Como uma cena que faz valer por si só a ida ao cinema, a equipe de produção relata que se deparou com vários obstáculos em sua criação: desde a construção – em apenas um mês – de paredes altas o suficiente para a câmera seguir o personagem por uma escada e depois flutuar sobre sua perspectiva, até a coreografia de luta e tiroteio, que foi ensaiada exaustivamente pelos dublês antes das filmagens e seguida pelo uso de uma Spidercam acima do estúdio.

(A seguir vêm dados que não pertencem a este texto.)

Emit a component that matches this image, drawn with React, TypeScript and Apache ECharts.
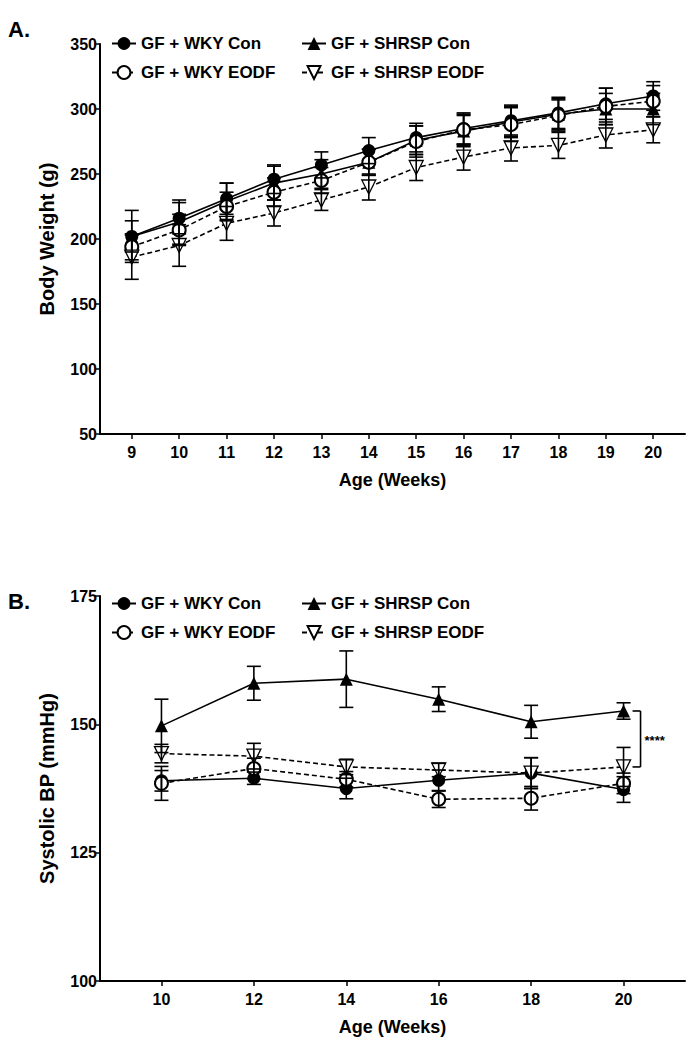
import React, { useEffect, useRef } from "react";
import * as echarts from "echarts";

const FONT = "'Liberation Sans', Arial, Helvetica, sans-serif";

// Panel A: body weight
const weeksA = [9, 10, 11, 12, 13, 14, 15, 16, 17, 18, 19, 20];
const wkyConA = [202, 216, 231, 246, 257, 268, 278, 285, 291, 297, 304, 310];
const wkyConAErr = [12, 12, 12, 11, 10, 10, 11, 12, 12, 12, 12, 11];
const shrspConA = [202, 213, 229, 243, 250, 259, 276, 283, 290, 296, 300, 300];
const shrspConAErr = [20, 17, 14, 13, 11, 10, 11, 12, 12, 12, 12, 12];
const wkyEodfA = [194, 207, 225, 236, 245, 259, 275, 284, 288, 295, 302, 306];
const wkyEodfAErr = [10, 12, 11, 11, 10, 10, 12, 12, 13, 12, 14, 12];
const shrspEodfA = [186, 195, 212, 220, 230, 240, 255, 263, 270, 272, 280, 284];
const shrspEodfAErr = [17, 16, 13, 10, 8, 10, 10, 10, 10, 10, 10, 10];

// Panel B: systolic BP
const weeksB = [10, 12, 14, 16, 18, 20];
const wkyConB = [139.0, 139.5, 137.5, 139.1, 140.5, 137.3];
const wkyConBErr = [2.0, 1.2, 2.0, 2.0, 3.0, 2.5];
const shrspConB = [149.7, 158.0, 158.8, 154.9, 150.5, 152.6];
const shrspConBErr = [5.2, 3.3, 5.5, 2.4, 3.2, 1.6];
const wkyEodfB = [138.5, 141.4, 139.3, 135.4, 135.6, 138.5];
const wkyEodfBErr = [3.3, 2.0, 1.5, 1.6, 2.3, 2.0];
const shrspEodfB = [144.3, 143.8, 141.7, 141.1, 140.5, 141.7];
const shrspEodfBErr = [1.8, 2.5, 1.5, 1.3, 3.0, 3.8];

const yTicksA = [50, 100, 150, 200, 250, 300, 350];
const yTicksB = [100, 125, 150, 175];
const sigLabel = "****";

const NAMES = ["GF + WKY Con", "GF + SHRSP Con", "GF + WKY EODF", "GF + SHRSP EODF"];
const INV_TRI = "path://M0,0 L10,0 L5,9 Z";

const styles: any[] = [
  { symbol: "circle", dash: "solid", item: { color: "#000" } },
  { symbol: "triangle", dash: "solid", item: { color: "#000" } },
  { symbol: "emptyCircle", dash: [5, 3], item: { color: "#000", borderWidth: 1.3 } },
  { symbol: INV_TRI, dash: [5, 3], item: { color: "#fff", borderColor: "#000", borderWidth: 1.3 } },
];

function errRender(params: any, api: any) {
  const x = api.value(0);
  const y = api.value(1);
  const e = api.value(2);
  const t = api.coord([x, y + e]);
  const b = api.coord([x, y - e]);
  const w = 7;
  const st = { stroke: "#000", lineWidth: 1.6 };
  return {
    type: "group",
    children: [
      { type: "line", shape: { x1: t[0], y1: t[1], x2: b[0], y2: b[1] }, style: st },
      { type: "line", shape: { x1: t[0] - w, y1: t[1], x2: t[0] + w, y2: t[1] }, style: st },
      { type: "line", shape: { x1: b[0] - w, y1: b[1], x2: b[0] + w, y2: b[1] }, style: st },
    ],
  };
}

function bracketRender(params: any, api: any) {
  const x = api.value(0);
  const p1 = api.coord([x, api.value(1)]);
  const p2 = api.coord([x, api.value(2)]);
  const bx = p1[0] + 17;
  const st = { stroke: "#000", lineWidth: 1.6 };
  return {
    type: "group",
    children: [
      { type: "line", shape: { x1: bx, y1: p1[1], x2: bx, y2: p2[1] }, style: st },
      { type: "line", shape: { x1: bx - 8, y1: p1[1], x2: bx, y2: p1[1] }, style: st },
      { type: "line", shape: { x1: bx - 8, y1: p2[1], x2: bx, y2: p2[1] }, style: st },
      {
        type: "text",
        x: bx + 4,
        y: (p1[1] + p2[1]) / 2 + 2,
        style: {
          text: sigLabel,
          font: "bold 13px " + FONT,
          fill: "#000",
          verticalAlign: "middle",
          align: "left",
        },
      },
    ],
  };
}

export default function App() {
  const ref = useRef<HTMLDivElement>(null);

  useEffect(() => {
    if (!ref.current) return;
    const chart = echarts.init(ref.current, null, { renderer: "svg" });

    const dataA = [wkyConA, shrspConA, wkyEodfA, shrspEodfA];
    const errA = [wkyConAErr, shrspConAErr, wkyEodfAErr, shrspEodfAErr];
    const dataB = [wkyConB, shrspConB, wkyEodfB, shrspEodfB];
    const errB = [wkyConBErr, shrspConBErr, wkyEodfBErr, shrspEodfBErr];

    const series: any[] = [];
    [0, 1].forEach((g) => {
      const weeks = g === 0 ? weeksA : weeksB;
      const data = g === 0 ? dataA : dataB;
      const err = g === 0 ? errA : errB;
      for (let i = 0; i < 4; i++) {
        const s = styles[i];
        series.push({
          type: "line",
          name: NAMES[i],
          xAxisIndex: g,
          yAxisIndex: g,
          data: weeks.map((w, k) => [w, data[i][k]]),
          symbol: s.symbol,
          symbolSize: i === 3 ? 14 : 13,
          showAllSymbol: true,
          lineStyle: { color: "#000", width: 1.6, type: s.dash },
          itemStyle: s.item,
          z: 2,
        });
      }
      for (let i = 0; i < 4; i++) {
        series.push({
          type: "custom",
          name: "err" + g + i,
          xAxisIndex: g,
          yAxisIndex: g,
          renderItem: errRender,
          data: weeks.map((w, k) => [w, data[i][k], err[i][k]]),
          z: 5,
          silent: true,
        });
      }
    });
    const lastB = weeksB.length - 1;
    series.push({
      type: "custom",
      name: "bracket",
      xAxisIndex: 1,
      yAxisIndex: 1,
      renderItem: bracketRender,
      data: [[weeksB[lastB], shrspConB[lastB], shrspEodfB[lastB]]],
      z: 6,
      silent: true,
      clip: false,
    });

    const legText = { fontSize: 17, fontWeight: "bold", color: "#000", fontFamily: FONT };
    const mkLegend = (left: number, top: number, data: string[]) => ({
      left,
      top,
      orient: "vertical",
      itemGap: 12,
      itemWidth: 24,
      itemHeight: 16,
      selectedMode: false,
      padding: 0,
      textStyle: legText,
      data,
    });

    const axisLabelStyle = { fontSize: 16, fontWeight: "bold", color: "#000", fontFamily: FONT };
    const xNameStyle = { fontSize: 18, fontWeight: "bold", color: "#000", fontFamily: FONT };
    const yNameStyle = { fontSize: 20, fontWeight: "bold", color: "#000", fontFamily: FONT };
    const axLine = { show: true, lineStyle: { color: "#000", width: 2 } };
    const axTick = { show: true, length: 5, lineStyle: { color: "#000", width: 1.5 } };

    chart.setOption({
      animation: false,
      textStyle: { fontFamily: FONT },
      grid: [
        { left: 100, width: 585, top: 44, height: 390 },
        { left: 100, width: 585, top: 596, height: 385 },
      ],
      xAxis: [
        {
          type: "value",
          gridIndex: 0,
          min: 8.33,
          max: 20.67,
          name: "Age (Weeks)",
          nameLocation: "middle",
          nameGap: 37,
          nameTextStyle: xNameStyle,
          axisLine: axLine,
          axisTick: { ...axTick, customValues: weeksA },
          axisLabel: { ...axisLabelStyle, margin: 10, customValues: weeksA },
          splitLine: { show: false },
        },
        {
          type: "value",
          gridIndex: 1,
          min: 8.67,
          max: 21.33,
          name: "Age (Weeks)",
          nameLocation: "middle",
          nameGap: 37,
          nameTextStyle: xNameStyle,
          axisLine: axLine,
          axisTick: { ...axTick, customValues: weeksB },
          axisLabel: { ...axisLabelStyle, margin: 10, customValues: weeksB },
          splitLine: { show: false },
        },
      ],
      yAxis: [
        {
          type: "value",
          gridIndex: 0,
          min: yTicksA[0],
          max: yTicksA[yTicksA.length - 1],
          interval: 50,
          name: "Body Weight (g)",
          nameLocation: "middle",
          nameGap: 43,
          nameTextStyle: yNameStyle,
          axisLine: axLine,
          axisTick: axTick,
          axisLabel: { ...axisLabelStyle, margin: 3 },
          splitLine: { show: false },
        },
        {
          type: "value",
          gridIndex: 1,
          min: yTicksB[0],
          max: yTicksB[yTicksB.length - 1],
          interval: 25,
          name: "Systolic BP (mmHg)",
          nameLocation: "middle",
          nameGap: 43,
          nameTextStyle: yNameStyle,
          axisLine: axLine,
          axisTick: axTick,
          axisLabel: { ...axisLabelStyle, margin: 3 },
          splitLine: { show: false },
        },
      ],
      legend: [
        mkLegend(111, 35, [NAMES[0], NAMES[2]]),
        mkLegend(301, 35, [NAMES[1], NAMES[3]]),
        mkLegend(111, 595, [NAMES[0], NAMES[2]]),
        mkLegend(301, 595, [NAMES[1], NAMES[3]]),
      ],
      graphic: [
        { type: "text", left: 8, top: 18, style: { text: "A.", font: "bold 22px " + FONT, fill: "#000" } },
        { type: "text", left: 8, top: 590, style: { text: "B.", font: "bold 22px " + FONT, fill: "#000" } },
      ],
      series,
    });

    return () => chart.dispose();
  }, []);

  return (
    <div
      ref={ref}
      style={{ position: "absolute", left: 0, top: 0, width: 696, height: 1050, background: "#fff" }}
    />
  );
}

O universo cinematográfico de John Wick é regido por uma sistema de leis único, repleto de regras e códigos de conduta estabelecidos nos filmes anteriores da franquia. O quarto lançamento segue os eventos de toda saga, na qual os coadjuvantes são tão relevantes quanto John Wick. A sequência já apresentou figuras marcantes como Winston, interpretado por Ian McShane, a adjudicadora (que define as regras) interpretada por Asia Kate Dillon, e Charon, interpretado por Lance Reddick.
A solidez e versatilidade de Reddick em seus papéis é uma característica que se reflete na criação de John Wick, que impressiona por ser uma junção harmoniosa de tantas facetas moldadas pelas circunstâncias do enredo. Principalmente, dentro de um gênero tão específico e característico como ação e suspense, não se limita a entreter, se destacando pela sua originalidade e complexidade.
Em seu mundo subterrâneo de assassinos profissionais, John Wick 4: Baba Yaga é inacreditavelmente composto por sequências de ação violentas e deslumbrantes, sobrepostas a uma mitologia impressionantemente construída e um profundo desenvolvimento da relação entre violência e moralidade, com destaque para a ambiguidade da justiça. Sem fôlego, é impossível que a série de filmes seja definida em poucas palavras ou com apenas em um tópico principal. A tentativa da descrição de sua composição cinematográfica em palavras sequer alcança a realidade da experiência criada pelo seu universo.